Par conséquent, les sociétés canadiennes ont tout intérêt à se pencher dès aujourd'hui sur les possibilités offertes par l'AECG, dont notamment :

  • Réduction des coûts de la chaîne d'approvisionnement ou augmentation des revenus découlant de la réduction des tarifs douaniers;
  • Transfert simplifié de personnel et des autres professionnels au RU en vertu de dispositions plus permissives en matière de mobilité de la main-d'œuvre;
  • Compréhension des nouvelles possibilités de passation de marchés et d'appels d'offres avec le gouvernement et le secteur privé britanniques.

En ce qui a trait à la mobilité de la main-d'œuvre, l'AECG introduira des règles spéciales permettant une « admission temporaire ». L'admission temporaire peut s'appliquer aux employés faisant l'objet d'un transfert temporaire interentreprises facilitant ainsi les activités des professionnels et des investisseurs, comme ce sera le cas pour les gestionnaires, les avocats, les ingénieurs et les comptables. De plus, le Canada et l'UE s'engagent à autoriser les entreprises à maintenir en poste pendant une période maximale de trois (3) ans leurs employés faisant l'objet d'un transfert temporaire interentreprises sur le territoire de l'autre partie, sans égard au secteur d'activité. L'AECG garantit en outre que les employés faisant l'objet d'un transfert temporaire interentreprises pourront être accompagnés par leur conjoint ou conjointe et par leur famille lorsqu'ils seront affectés temporairement à une filiale à l'étranger.

Moyen et long terme

À moyen terme, les avantages qu'offrait l'AECG ne seront dans doute plus applicables aux échanges commerciaux entre le Canada et le RU, à moins qu'un nouvel accord de libre-échange ne soit négocié entre ces deux pays ou que l'UE et le Canada ne s'entendent sur une forme de traitement équivalent à l'AECG. Il convient d'ailleurs de rappeler que le Canada a largement investi dans l'AECG et que l'UE est un marché trop important pour que le Canada risque de mettre cet accord en péril en raison de négociations simultanées avec les Britanniques qui ne pourraient servir qu'à irriter l'UE.

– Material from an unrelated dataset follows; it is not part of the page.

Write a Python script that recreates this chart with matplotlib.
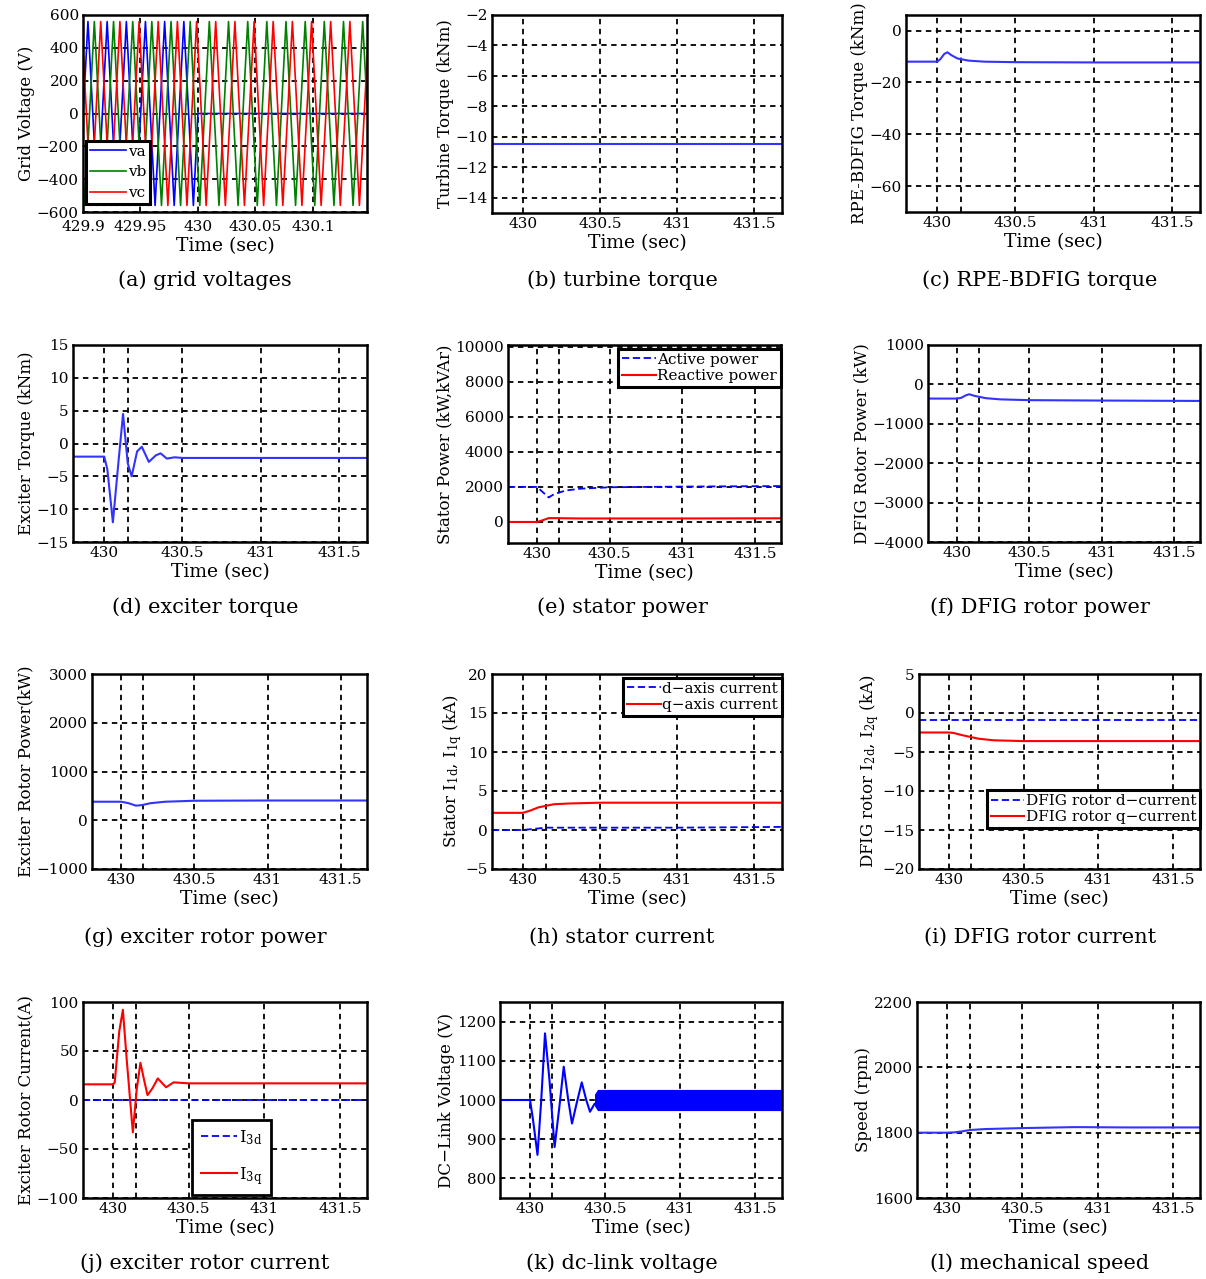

Ceci étant dit, le RU est le partenaire commercial européen le plus important pour le Canada et les deux pays entretiennent d'excellentes relations bilatérales et commerciales. À notre avis, celles-ci ne seront pas négligées par le Canada une fois que l'AECG aura été ratifié et sera entré en vigueur. Le RU est actuellement le troisième marché d'exportation en importance pour le Canada et représente sa sixième source d'importation. Par ailleurs, le Canada a été classé par le RU comme étant l'un des principaux pays avec lesquels il souhaite conclure un accord de libre-échange.

Si toutefois un nouvel accord de libre-échange entre les deux pays était nécessaire, nous nous attendons à ce que l'AECG soit utilisé comme pierre angulaire grâce à laquelle de telles négociations seraient entamées. Dans le cadre de l'AECG, le RU a déjà accepté d'ouvrir son marché des services, d'assouplir les restrictions sur les investissements et de favoriser l'accès aux appels d'offre sur les marchés publics.

Conclusion

Nous recommandons donc aux entreprises canadiennes qui œuvrent à l'échelle internationale et qui entretiennent particulièrement des relations commerciales avec le RU de se familiariser avec les dispositions de l'AECG et les différentes dates de sa mise en application. Cela leur permettra sans aucun doute d'assurer ou de maintenir un avantage concurrentiel notoire, que ce soit dans le secteur tertiaire, en matière de marchés publics, de la mobilité de la main-d'œuvre ou de la reconnaissance mutuelle des qualifications professionnelles.